I do agree that the likelihood of finding several comics studies specialists at one college or university is small; it seems likely that some of the essential scaffolding for a minor (or major) would have to be laid by one or two faculty, in a small cluster of required core courses. If courses relevant to -- not necessarily specific to -- comics could be found in other departments, including perhaps some foundational Art History courses, etc., these might be used to supplement the core comics courses, thus to enrich the program.

In my college, minors are typically 18 to 21 units (six to seven standard 3-unit courses), of which we could expect, say, 12 units at least to be required as opposed to electives. Me, I'd say we'd need at least three solid comics courses to constitute the core of a minor, one on form and aesthetics (as you said, comics qua comics), one offering a comparative study of different national traditions from a cultural studies POV (sort of an overview of the world map of comics, talking about issues of popularity, marketing, legitimacy, canonization, comics literacy, etc.), and at least one requiring focus in a specific genre and/or historical period. Three or four other elective courses could serve to complement this core, courses that are not necessarily comics-centric, and a 3-unit thesis/project requirement with prospective directors pulled from three or four departments would be ideal.

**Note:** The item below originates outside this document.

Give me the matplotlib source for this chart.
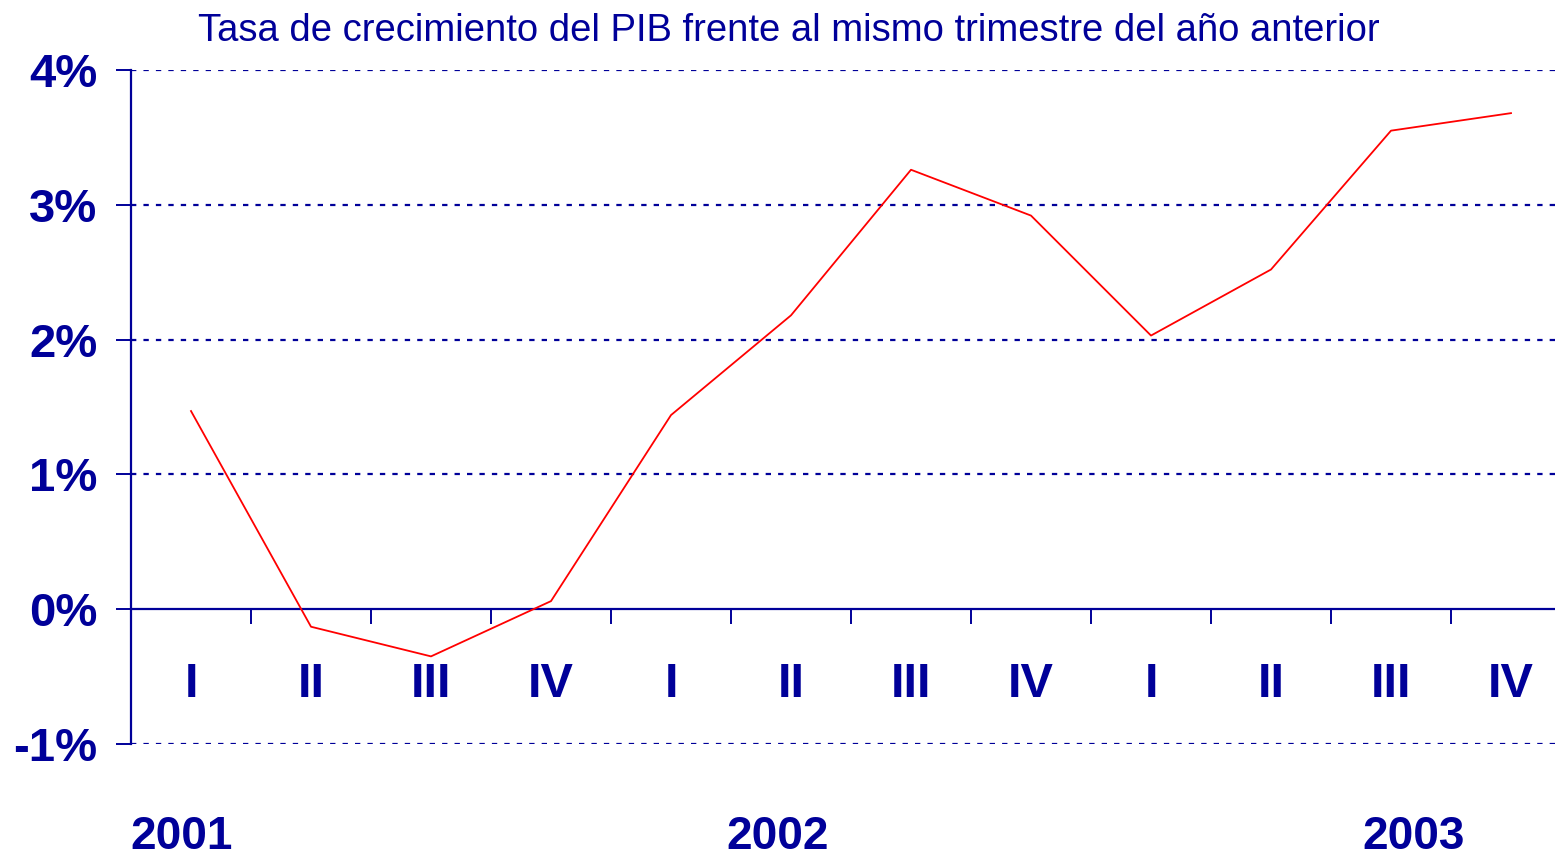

Mind you, I'm thinking of a minor here. A major would something much more involved. Given that it has taken five-plus years to get my comics survey course permanently added to the catalog (entrenched, legitimized, known, etc.), I have to believe that larger programmatic goals would take even longer. There is no easy way, sigh, to do these things.

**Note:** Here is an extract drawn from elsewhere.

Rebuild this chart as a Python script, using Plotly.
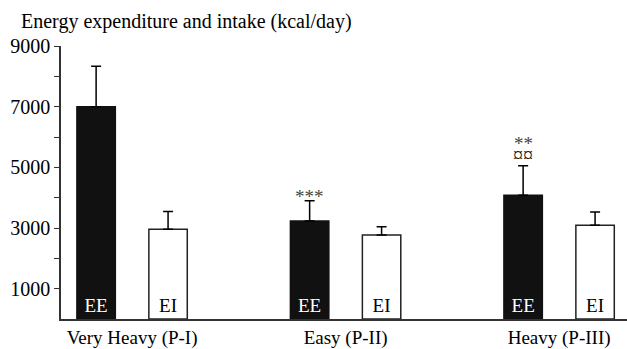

I believe that we're going to have to seek strategic alliances with, e.g., new media studies, visual rhetoric, cultural sudies to get comics studies started, to find the sympathetic faculty needed, to find enough courses to sustain degree programs. I'm sorry to say that I don't see this kind of thing happening readily at institutions that are not large enough to support the needed faculty. This is where consortia of multiple institutions might have to come into play, though of course some interested institutions might be so widely separated geographically as to make such partnerships impracticable. :(

Would you be interested in joining a discussion here, as a guest co-blogger sometime, re: the very challenges of creating academic degree programs in comics studies? (I see that you and I will probably meet soon at ICAF 2009!)

Adrielle Mitchell

Just a quick reply to your question for now (will add more when able on the topic of your last post): I think it would be quite enjoyable to guest co-blog (fun phrase to say, too) on this issue; it occupies much of my thinking these days as I try to figure out how to support students who are interested in continuing their comic studies beyond my sui generis, biannual upper division lit course, International Graphic Narrative.

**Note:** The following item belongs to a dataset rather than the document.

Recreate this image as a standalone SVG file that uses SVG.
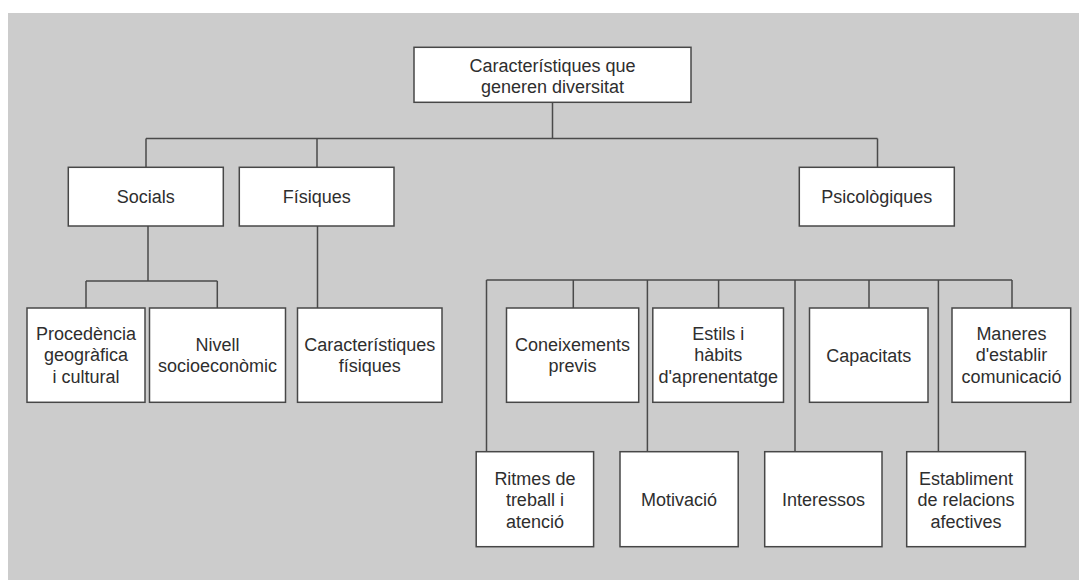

Re: ICAF. Yes! It rapidly approaches (which means it's high time I started scanning the images that go with my paper). You're not to get a swelled head from the fact that my paper actually begins with your name, and phrase("art of tensions"); your presence there predates this conversation by months! I'm excited about ICAF. First time for me, and I think the paper lineup sounds stellar. You're on the board, right? Do you think there's room in the schedule for an impromptu (or, smile, semi-promptu) discussion of the key issues you raised in your statement: the need for an overarching comics studies organization, and the feasibility of interdepartmental comics studies programs at colleges and universities? Perhaps an evening coffee hour or some such announced gathering? I'm arriving in the early evening on Wed and leaving early evening on Saturday.